*** PROVIDED MATERIAL ***
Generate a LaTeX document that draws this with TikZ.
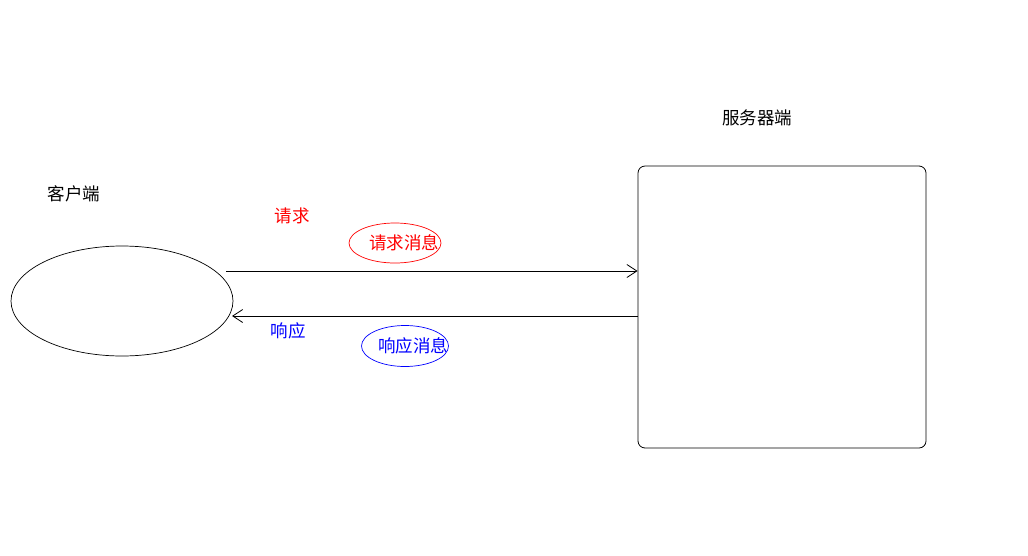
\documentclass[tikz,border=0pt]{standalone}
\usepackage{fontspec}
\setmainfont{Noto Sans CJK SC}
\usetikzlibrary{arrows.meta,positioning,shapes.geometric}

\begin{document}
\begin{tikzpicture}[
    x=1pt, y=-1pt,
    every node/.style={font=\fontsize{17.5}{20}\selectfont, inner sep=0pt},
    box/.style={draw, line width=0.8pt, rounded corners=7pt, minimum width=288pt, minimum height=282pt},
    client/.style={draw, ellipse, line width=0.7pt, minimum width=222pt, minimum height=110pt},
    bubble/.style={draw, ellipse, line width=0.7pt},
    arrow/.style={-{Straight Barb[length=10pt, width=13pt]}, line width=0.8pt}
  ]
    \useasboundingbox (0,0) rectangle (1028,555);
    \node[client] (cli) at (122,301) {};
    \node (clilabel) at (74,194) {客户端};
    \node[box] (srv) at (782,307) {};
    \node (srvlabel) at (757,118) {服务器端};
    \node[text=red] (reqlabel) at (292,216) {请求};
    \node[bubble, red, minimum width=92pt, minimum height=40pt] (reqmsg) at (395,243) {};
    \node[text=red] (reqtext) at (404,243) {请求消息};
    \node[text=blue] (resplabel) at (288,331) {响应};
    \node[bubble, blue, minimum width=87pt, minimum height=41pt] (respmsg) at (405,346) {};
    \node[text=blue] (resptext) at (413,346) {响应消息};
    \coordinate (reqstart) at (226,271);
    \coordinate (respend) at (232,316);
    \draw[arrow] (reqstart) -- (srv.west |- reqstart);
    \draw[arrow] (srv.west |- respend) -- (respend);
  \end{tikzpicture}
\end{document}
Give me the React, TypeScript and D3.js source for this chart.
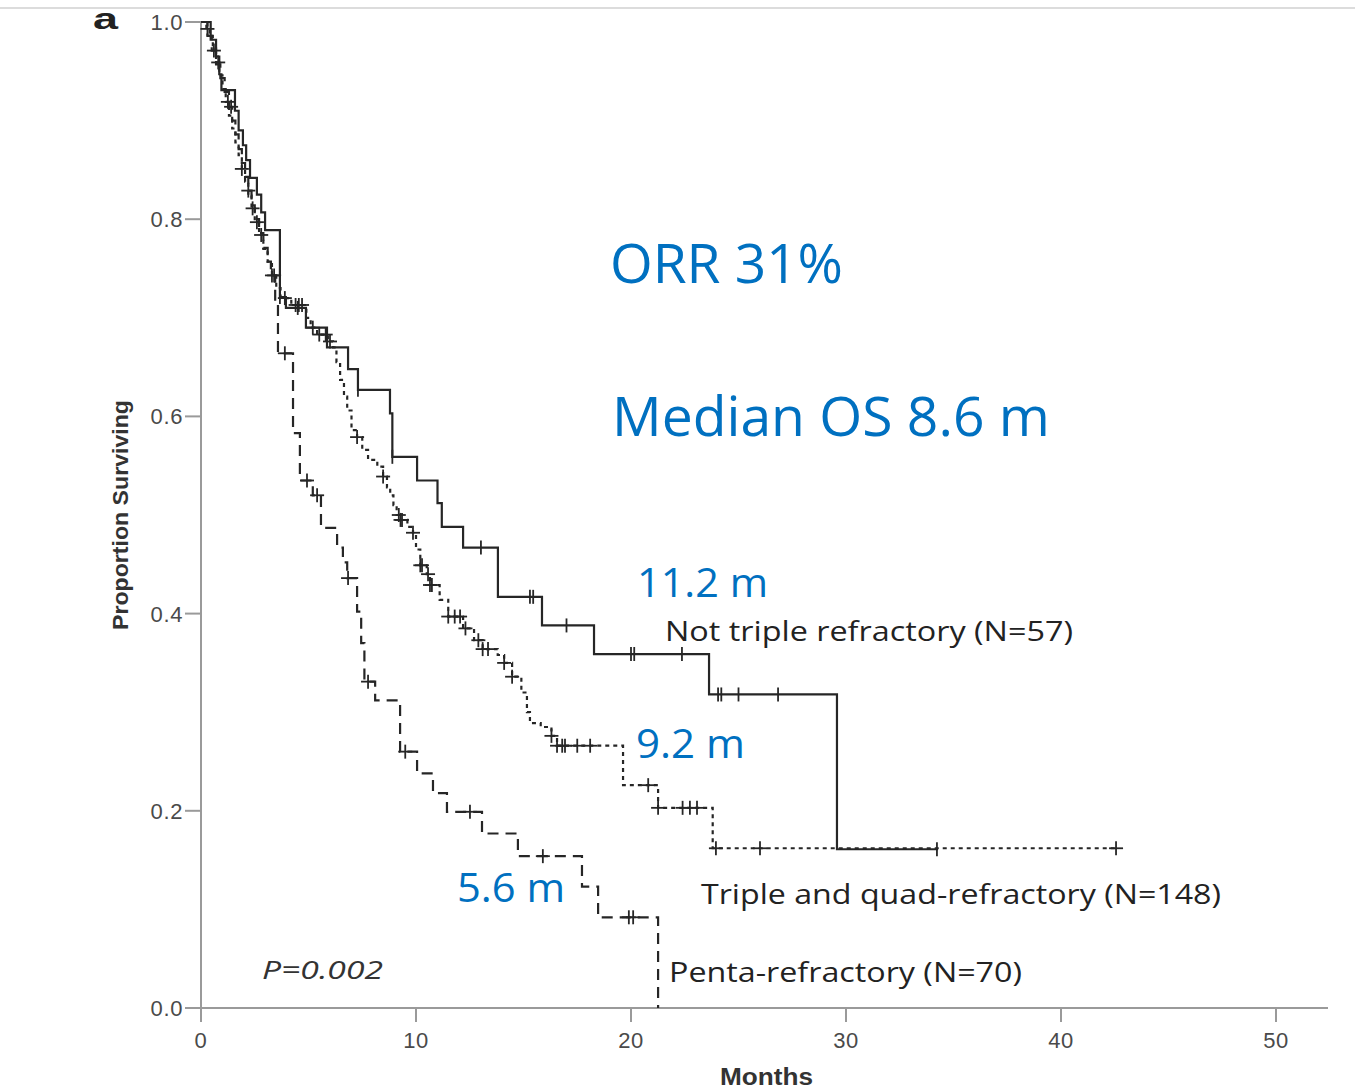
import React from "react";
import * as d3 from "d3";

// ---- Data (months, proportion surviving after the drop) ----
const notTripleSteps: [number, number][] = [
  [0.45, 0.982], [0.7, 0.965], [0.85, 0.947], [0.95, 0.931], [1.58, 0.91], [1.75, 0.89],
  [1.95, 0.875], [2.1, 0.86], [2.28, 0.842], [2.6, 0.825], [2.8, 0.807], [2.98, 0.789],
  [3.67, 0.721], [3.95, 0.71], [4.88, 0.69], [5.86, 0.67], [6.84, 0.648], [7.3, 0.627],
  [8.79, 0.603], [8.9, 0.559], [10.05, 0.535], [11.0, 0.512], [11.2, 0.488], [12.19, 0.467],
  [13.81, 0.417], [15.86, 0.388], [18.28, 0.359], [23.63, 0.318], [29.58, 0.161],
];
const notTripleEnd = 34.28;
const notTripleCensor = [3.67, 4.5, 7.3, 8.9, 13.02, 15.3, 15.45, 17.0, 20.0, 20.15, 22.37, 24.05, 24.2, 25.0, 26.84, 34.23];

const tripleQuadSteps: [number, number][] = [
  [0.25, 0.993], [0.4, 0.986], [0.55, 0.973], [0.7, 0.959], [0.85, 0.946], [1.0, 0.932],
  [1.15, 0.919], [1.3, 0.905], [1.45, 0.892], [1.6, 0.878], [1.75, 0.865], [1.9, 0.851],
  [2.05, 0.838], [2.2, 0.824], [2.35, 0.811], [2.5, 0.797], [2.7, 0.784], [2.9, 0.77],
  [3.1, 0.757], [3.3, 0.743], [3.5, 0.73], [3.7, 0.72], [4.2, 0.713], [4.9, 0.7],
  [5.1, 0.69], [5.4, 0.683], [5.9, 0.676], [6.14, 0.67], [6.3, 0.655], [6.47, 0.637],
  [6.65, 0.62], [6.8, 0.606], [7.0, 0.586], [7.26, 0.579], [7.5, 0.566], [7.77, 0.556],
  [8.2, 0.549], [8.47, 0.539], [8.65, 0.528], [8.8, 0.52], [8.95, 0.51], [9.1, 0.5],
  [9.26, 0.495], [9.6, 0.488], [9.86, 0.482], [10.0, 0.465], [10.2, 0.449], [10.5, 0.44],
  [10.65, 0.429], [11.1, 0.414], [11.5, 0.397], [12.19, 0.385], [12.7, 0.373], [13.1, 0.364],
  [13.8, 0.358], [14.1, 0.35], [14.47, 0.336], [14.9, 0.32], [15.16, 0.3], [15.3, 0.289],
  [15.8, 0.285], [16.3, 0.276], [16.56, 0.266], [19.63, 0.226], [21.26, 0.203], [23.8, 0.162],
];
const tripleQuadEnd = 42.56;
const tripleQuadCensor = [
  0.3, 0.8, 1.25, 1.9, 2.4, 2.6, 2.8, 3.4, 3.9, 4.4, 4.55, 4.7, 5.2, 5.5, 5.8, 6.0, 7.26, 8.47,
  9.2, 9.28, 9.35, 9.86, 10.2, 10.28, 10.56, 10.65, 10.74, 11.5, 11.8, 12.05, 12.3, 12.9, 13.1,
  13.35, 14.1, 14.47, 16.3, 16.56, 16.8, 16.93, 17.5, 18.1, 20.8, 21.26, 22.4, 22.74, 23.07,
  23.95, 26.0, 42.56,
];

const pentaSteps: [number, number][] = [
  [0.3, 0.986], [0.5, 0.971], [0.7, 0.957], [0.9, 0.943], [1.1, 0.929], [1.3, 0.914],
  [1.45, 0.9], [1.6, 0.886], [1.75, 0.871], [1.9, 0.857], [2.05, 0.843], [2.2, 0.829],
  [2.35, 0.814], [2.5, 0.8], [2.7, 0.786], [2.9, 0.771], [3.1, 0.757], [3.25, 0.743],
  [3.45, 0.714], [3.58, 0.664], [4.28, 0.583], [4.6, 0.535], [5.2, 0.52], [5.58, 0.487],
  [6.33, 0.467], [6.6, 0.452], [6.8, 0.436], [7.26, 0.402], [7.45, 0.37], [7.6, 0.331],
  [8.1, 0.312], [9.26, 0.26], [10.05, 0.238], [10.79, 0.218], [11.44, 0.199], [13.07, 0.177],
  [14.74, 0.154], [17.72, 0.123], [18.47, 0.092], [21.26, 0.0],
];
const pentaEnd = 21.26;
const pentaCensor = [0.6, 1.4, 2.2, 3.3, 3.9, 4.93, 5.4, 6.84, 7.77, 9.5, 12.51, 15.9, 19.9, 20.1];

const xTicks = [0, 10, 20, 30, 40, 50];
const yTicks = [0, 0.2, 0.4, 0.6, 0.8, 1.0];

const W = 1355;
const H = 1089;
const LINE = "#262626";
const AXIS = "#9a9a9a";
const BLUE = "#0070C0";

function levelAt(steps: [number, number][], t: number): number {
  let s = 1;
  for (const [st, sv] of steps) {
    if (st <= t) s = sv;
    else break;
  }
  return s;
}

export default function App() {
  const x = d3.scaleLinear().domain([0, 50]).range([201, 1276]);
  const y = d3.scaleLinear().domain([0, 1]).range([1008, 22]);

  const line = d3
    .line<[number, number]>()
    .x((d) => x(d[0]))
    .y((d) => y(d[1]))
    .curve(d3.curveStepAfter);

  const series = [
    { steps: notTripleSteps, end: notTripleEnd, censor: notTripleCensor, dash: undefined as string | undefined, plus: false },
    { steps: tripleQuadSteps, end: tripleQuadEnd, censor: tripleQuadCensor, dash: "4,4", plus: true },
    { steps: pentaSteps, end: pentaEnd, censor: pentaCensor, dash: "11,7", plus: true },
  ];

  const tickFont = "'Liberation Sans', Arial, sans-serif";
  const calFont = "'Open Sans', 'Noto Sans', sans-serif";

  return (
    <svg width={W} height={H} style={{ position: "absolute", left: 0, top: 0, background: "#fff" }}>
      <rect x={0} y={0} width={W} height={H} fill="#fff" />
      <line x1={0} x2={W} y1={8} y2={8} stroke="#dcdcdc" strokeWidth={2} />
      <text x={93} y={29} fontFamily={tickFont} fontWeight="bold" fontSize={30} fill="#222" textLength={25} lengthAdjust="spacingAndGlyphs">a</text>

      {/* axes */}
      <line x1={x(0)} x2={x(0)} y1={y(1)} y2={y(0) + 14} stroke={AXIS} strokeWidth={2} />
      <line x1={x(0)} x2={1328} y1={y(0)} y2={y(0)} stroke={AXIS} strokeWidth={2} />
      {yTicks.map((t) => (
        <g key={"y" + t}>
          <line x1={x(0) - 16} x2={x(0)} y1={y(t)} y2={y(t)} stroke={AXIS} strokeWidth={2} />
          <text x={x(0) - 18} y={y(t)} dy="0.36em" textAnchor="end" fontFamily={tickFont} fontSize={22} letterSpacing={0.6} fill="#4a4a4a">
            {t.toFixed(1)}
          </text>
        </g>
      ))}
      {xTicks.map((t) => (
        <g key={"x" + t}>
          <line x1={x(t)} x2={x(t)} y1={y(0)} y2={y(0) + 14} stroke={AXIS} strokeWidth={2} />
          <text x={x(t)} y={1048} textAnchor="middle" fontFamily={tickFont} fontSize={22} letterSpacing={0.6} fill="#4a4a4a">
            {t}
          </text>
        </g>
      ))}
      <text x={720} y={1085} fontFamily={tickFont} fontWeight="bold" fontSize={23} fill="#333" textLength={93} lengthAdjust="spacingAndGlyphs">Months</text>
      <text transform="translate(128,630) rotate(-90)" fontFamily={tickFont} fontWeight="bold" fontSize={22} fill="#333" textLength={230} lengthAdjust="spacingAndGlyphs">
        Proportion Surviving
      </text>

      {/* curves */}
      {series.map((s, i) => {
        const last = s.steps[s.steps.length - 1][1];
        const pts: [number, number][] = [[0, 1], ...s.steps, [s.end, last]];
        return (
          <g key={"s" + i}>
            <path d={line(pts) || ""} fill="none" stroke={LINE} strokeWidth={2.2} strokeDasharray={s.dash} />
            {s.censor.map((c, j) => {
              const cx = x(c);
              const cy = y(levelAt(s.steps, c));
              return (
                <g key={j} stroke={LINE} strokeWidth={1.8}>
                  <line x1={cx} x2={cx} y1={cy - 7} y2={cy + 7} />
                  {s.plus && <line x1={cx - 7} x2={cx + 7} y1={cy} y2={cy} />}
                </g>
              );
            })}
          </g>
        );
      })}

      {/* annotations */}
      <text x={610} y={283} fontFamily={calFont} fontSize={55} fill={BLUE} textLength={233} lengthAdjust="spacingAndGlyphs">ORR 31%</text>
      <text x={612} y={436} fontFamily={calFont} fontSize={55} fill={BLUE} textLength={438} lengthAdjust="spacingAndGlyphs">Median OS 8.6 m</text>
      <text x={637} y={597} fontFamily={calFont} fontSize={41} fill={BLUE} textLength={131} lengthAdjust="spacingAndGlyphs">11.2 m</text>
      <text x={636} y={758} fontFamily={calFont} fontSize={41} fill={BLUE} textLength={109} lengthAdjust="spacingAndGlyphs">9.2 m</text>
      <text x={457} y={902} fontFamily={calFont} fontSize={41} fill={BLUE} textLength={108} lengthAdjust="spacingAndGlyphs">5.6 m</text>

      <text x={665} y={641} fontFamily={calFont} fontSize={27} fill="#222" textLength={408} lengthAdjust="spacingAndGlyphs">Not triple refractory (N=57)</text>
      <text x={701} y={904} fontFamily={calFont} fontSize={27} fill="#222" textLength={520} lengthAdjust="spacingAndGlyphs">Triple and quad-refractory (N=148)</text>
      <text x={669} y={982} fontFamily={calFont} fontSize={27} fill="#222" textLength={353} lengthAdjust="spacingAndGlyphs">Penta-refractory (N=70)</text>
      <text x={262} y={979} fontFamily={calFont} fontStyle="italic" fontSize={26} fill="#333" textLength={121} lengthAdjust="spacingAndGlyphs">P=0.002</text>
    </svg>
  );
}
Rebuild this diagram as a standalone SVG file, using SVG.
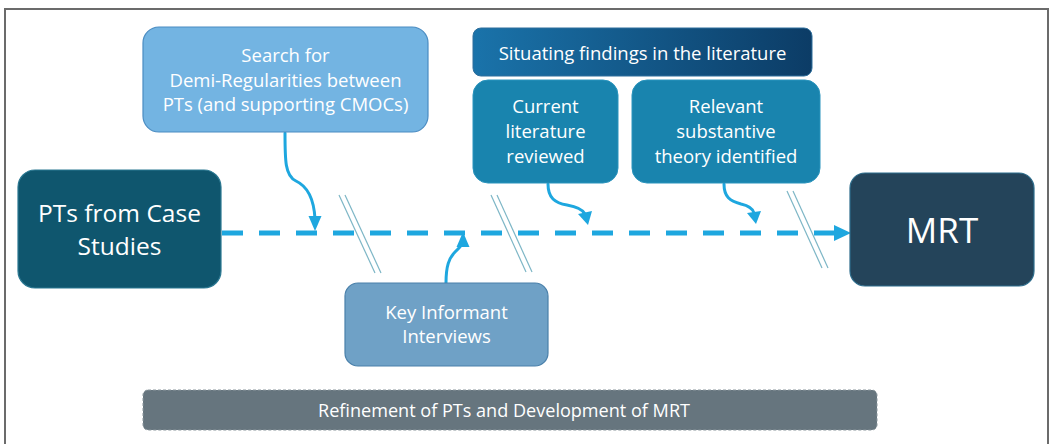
***
SHORT EXERCISE
Using the entries above, repeat exactly the lines from the one with "Give me the" to the one with "25.0, 26.84, 34.23];", both included, and leave the pictures behind.

SOLUTION TO THE PROBLEM
Give me the React, TypeScript and D3.js source for this chart.
import React from "react";
import * as d3 from "d3";

// ---- Data (months, proportion surviving after the drop) ----
const notTripleSteps: [number, number][] = [
  [0.45, 0.982], [0.7, 0.965], [0.85, 0.947], [0.95, 0.931], [1.58, 0.91], [1.75, 0.89],
  [1.95, 0.875], [2.1, 0.86], [2.28, 0.842], [2.6, 0.825], [2.8, 0.807], [2.98, 0.789],
  [3.67, 0.721], [3.95, 0.71], [4.88, 0.69], [5.86, 0.67], [6.84, 0.648], [7.3, 0.627],
  [8.79, 0.603], [8.9, 0.559], [10.05, 0.535], [11.0, 0.512], [11.2, 0.488], [12.19, 0.467],
  [13.81, 0.417], [15.86, 0.388], [18.28, 0.359], [23.63, 0.318], [29.58, 0.161],
];
const notTripleEnd = 34.28;
const notTripleCensor = [3.67, 4.5, 7.3, 8.9, 13.02, 15.3, 15.45, 17.0, 20.0, 20.15, 22.37, 24.05, 24.2, 25.0, 26.84, 34.23];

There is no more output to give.